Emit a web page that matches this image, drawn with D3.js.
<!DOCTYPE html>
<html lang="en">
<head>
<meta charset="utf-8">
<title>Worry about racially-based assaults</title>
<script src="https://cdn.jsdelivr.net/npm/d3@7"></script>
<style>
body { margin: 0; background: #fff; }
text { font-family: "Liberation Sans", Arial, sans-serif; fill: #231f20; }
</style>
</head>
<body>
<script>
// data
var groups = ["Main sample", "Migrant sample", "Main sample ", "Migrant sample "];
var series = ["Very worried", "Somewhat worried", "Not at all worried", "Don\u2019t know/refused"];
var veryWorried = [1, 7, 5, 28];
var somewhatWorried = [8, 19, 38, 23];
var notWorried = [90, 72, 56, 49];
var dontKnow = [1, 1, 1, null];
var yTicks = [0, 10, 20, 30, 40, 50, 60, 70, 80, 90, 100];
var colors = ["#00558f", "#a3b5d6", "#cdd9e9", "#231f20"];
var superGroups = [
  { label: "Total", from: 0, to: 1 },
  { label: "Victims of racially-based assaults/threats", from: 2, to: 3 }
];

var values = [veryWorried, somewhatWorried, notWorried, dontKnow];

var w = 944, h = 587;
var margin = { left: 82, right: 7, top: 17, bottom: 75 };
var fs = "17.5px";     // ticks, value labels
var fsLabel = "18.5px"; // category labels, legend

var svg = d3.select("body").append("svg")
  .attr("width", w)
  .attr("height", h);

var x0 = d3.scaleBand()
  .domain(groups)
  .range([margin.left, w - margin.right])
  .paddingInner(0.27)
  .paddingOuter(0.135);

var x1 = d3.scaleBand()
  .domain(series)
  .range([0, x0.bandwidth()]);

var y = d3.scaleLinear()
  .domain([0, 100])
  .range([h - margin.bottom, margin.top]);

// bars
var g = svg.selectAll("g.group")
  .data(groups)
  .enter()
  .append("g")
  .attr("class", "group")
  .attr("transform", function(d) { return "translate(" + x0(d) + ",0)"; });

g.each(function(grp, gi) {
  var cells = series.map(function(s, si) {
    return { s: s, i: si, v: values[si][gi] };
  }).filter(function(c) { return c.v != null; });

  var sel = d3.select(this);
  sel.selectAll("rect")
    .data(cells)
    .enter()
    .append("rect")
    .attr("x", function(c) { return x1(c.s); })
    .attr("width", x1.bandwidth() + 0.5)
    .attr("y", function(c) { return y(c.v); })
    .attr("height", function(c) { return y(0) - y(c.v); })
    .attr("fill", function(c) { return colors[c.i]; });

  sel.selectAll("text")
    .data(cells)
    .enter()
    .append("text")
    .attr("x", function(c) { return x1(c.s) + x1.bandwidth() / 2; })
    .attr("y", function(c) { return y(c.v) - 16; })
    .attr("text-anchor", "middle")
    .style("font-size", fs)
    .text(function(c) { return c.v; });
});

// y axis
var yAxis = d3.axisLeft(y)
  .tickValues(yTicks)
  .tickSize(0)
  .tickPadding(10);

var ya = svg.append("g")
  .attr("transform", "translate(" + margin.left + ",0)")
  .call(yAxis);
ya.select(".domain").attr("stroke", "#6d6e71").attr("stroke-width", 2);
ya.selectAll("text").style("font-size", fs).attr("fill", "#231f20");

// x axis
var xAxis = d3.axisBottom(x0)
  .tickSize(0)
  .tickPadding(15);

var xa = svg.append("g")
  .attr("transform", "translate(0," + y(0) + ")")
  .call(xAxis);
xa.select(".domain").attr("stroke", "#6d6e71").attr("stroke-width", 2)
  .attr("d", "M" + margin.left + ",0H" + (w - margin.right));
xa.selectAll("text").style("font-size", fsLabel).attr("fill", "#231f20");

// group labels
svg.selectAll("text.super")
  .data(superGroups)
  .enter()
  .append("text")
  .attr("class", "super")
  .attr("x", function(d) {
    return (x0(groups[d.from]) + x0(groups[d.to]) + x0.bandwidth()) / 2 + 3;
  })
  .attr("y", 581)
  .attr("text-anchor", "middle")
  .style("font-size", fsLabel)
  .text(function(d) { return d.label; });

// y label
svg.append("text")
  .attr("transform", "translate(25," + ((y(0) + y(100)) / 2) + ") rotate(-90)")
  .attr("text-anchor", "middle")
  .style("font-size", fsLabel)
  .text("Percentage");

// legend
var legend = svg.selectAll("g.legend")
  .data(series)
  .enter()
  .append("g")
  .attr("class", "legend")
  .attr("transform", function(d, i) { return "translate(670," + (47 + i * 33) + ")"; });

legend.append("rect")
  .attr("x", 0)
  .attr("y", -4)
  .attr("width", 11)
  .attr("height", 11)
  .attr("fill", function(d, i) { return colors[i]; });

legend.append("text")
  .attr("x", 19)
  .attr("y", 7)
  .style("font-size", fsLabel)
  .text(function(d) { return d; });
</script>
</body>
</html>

###

Given exercise:
Reproduce verbatim only this range: the first line of the material through the line that contains "somewhatWorried, notWorried, dontKnow];", inclusive.

Solved problem:
Emit a web page that matches this image, drawn with D3.js.
<!DOCTYPE html>
<html lang="en">
<head>
<meta charset="utf-8">
<title>Worry about racially-based assaults</title>
<script src="https://cdn.jsdelivr.net/npm/d3@7"></script>
<style>
body { margin: 0; background: #fff; }
text { font-family: "Liberation Sans", Arial, sans-serif; fill: #231f20; }
</style>
</head>
<body>
<script>
// data
var groups = ["Main sample", "Migrant sample", "Main sample ", "Migrant sample "];
var series = ["Very worried", "Somewhat worried", "Not at all worried", "Don\u2019t know/refused"];
var veryWorried = [1, 7, 5, 28];
var somewhatWorried = [8, 19, 38, 23];
var notWorried = [90, 72, 56, 49];
var dontKnow = [1, 1, 1, null];
var yTicks = [0, 10, 20, 30, 40, 50, 60, 70, 80, 90, 100];
var colors = ["#00558f", "#a3b5d6", "#cdd9e9", "#231f20"];
var superGroups = [
  { label: "Total", from: 0, to: 1 },
  { label: "Victims of racially-based assaults/threats", from: 2, to: 3 }
];

var values = [veryWorried, somewhatWorried, notWorried, dontKnow];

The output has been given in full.